=== INFORMATION PROVIDED ===
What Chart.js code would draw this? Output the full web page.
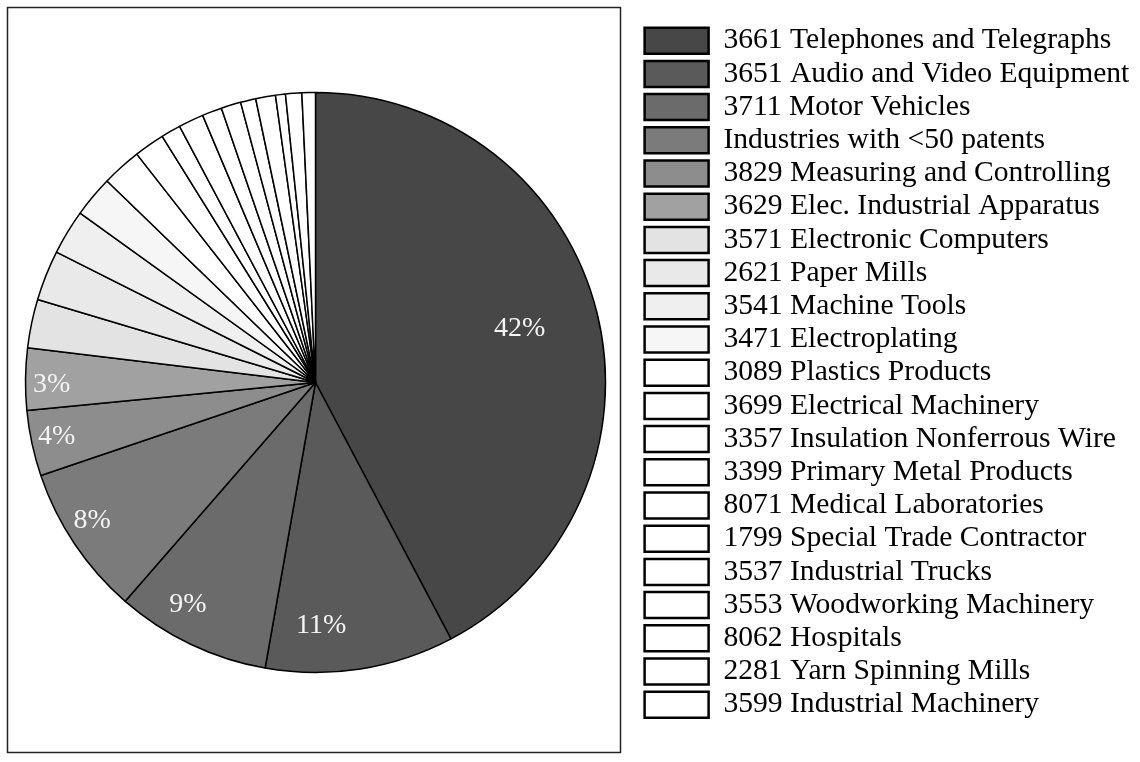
<!DOCTYPE html>
<html>
<head>
<meta charset="utf-8">
<script src="https://cdn.jsdelivr.net/npm/chart.js@4.4.1/dist/chart.umd.min.js"></script>
<style>
  html, body { margin: 0; padding: 0; background: #fff; }
</style>
</head>
<body>
<canvas id="myChart" width="1140" height="762"></canvas>
<script>
/* global Chart */

// SIC industries, in legend order (clockwise from 12 o'clock)
var industries = [
    '3661 Telephones and Telegraphs',
    '3651 Audio and Video Equipment',
    '3711 Motor Vehicles',
    'Industries with <50 patents',
    '3829 Measuring and Controlling',
    '3629 Elec. Industrial Apparatus',
    '3571 Electronic Computers',
    '2621 Paper Mills',
    '3541 Machine Tools',
    '3471 Electroplating',
    '3089 Plastics Products',
    '3699 Electrical Machinery',
    '3357 Insulation Nonferrous Wire',
    '3399 Primary Metal Products',
    '8071 Medical Laboratories',
    '1799 Special Trade Contractor',
    '3537 Industrial Trucks',
    '3553 Woodworking Machinery',
    '8062 Hospitals',
    '2281 Yarn Spinning Mills',
    '3599 Industrial Machinery'
];

// share of patents, percent
var shares = [42.2, 10.5, 8.6, 8.4, 3.65, 3.45, 2.7, 2.8, 2.5, 2.3, 2.2,
              1.7, 1.1, 1.4, 1.1, 1.1, 0.85, 1.1, 0.55, 0.9, 0.75];

var sliceColors = ['#474747', '#5a5a5a', '#6b6b6b', '#7b7b7b', '#8d8d8d', '#a1a1a1',
                   '#e3e3e3', '#e9e9e9', '#efefef', '#f6f6f6',
                   '#ffffff', '#ffffff', '#ffffff', '#ffffff', '#ffffff', '#ffffff',
                   '#ffffff', '#ffffff', '#ffffff', '#ffffff', '#ffffff'];

// where the % text sits: [fraction of the slice's sweep, fraction of radius]
var labelPlace = [[0.49, 0.73], [0.70, 0.83], [0.65, 0.875], [0.59, 0.9], [0.57, 0.91], [0.46, 0.91]];

var serif = '"Liberation Serif", "DejaVu Serif", serif';

var framePlugin = {
    id: 'frame',
    beforeDraw: function(chart) {
        var c = chart.ctx;
        c.save();
        c.strokeStyle = '#222';
        c.lineWidth = 1.5;
        c.strokeRect(7.5, 7.5, 613, 745);
        c.restore();
    }
};

var pctPlugin = {
    id: 'pctLabels',
    afterDatasetsDraw: function(chart) {
        var meta = chart.getDatasetMeta(0);
        var total = shares.reduce(function(a, b) { return a + b; }, 0);
        var c = chart.ctx;
        c.save();
        c.font = '28px ' + serif;
        c.fillStyle = '#f4f4f4';
        c.textAlign = 'center';
        c.textBaseline = 'middle';
        meta.data.forEach(function(arc, i) {
            var share = shares[i] / total * 100;
            if (share < 3) return;
            var p = arc.getProps(['x', 'y', 'startAngle', 'endAngle', 'outerRadius'], true);
            var f = labelPlace[i] || [0.5, 0.85];
            var a = p.startAngle + (p.endAngle - p.startAngle) * f[0];
            var r = p.outerRadius * f[1];
            c.fillText(Math.round(share) + '%', p.x + Math.cos(a) * r, p.y + Math.sin(a) * r + 3);
        });
        c.restore();
    }
};

// fixed legend width, then nudge the legend right so the pie stays centred in the frame
var legendPlacePlugin = {
    id: 'legendPlace',
    beforeLayout: function(chart) {
        var lg = chart.legend;
        if (!lg || lg._fixedFit) return;
        var fit = lg.fit;
        lg.fit = function() {
            fit.call(this);
            this.width = 509;
        };
        lg._fixedFit = true;
    },
    afterLayout: function(chart) {
        chart.legend.left += 10;
        chart.legend.right += 10;
    }
};

var ctx = document.getElementById('myChart').getContext('2d');
var myChart = new Chart(ctx, {
    type: 'pie',
    data: {
        labels: industries,
        datasets: [{
            data: shares,
            backgroundColor: sliceColors,
            borderColor: '#000',
            borderWidth: 1.5,
            radius: 290
        }]
    },
    options: {
        responsive: false,
        animation: false,
        devicePixelRatio: 1,
        layout: { padding: { left: 0, right: 0, top: 3, bottom: 0 } },
        plugins: {
            tooltip: { enabled: false },
            legend: {
                position: 'right',
                align: 'start',
                title: { display: true, text: '', padding: { top: 0, bottom: 7.3 }, font: { size: 10 } },
                labels: {
                    boxWidth: 64,
                    boxHeight: 26,
                    padding: 3.6,
                    color: '#000',
                    font: { family: serif, size: 29.6 },
                    generateLabels: function(chart) {
                        var items = Chart.overrides.doughnut.plugins.legend.labels.generateLabels(chart);
                        items.forEach(function(it) {
                            it.lineWidth = 2.5;
                            it.strokeStyle = '#000';
                        });
                        return items;
                    }
                }
            }
        }
    },
    plugins: [framePlugin, pctPlugin, legendPlacePlugin]
});
</script>
</body>
</html>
===
## WHAT NEEDS TO BE DONE
Write out again, exactly, the lines from the start of the listing up to the line containing "global Chart */", with both ends and without pictures.

## ANSWER TO THE PROBLEM
What Chart.js code would draw this? Output the full web page.
<!DOCTYPE html>
<html>
<head>
<meta charset="utf-8">
<script src="https://cdn.jsdelivr.net/npm/chart.js@4.4.1/dist/chart.umd.min.js"></script>
<style>
  html, body { margin: 0; padding: 0; background: #fff; }
</style>
</head>
<body>
<canvas id="myChart" width="1140" height="762"></canvas>
<script>
/* global Chart */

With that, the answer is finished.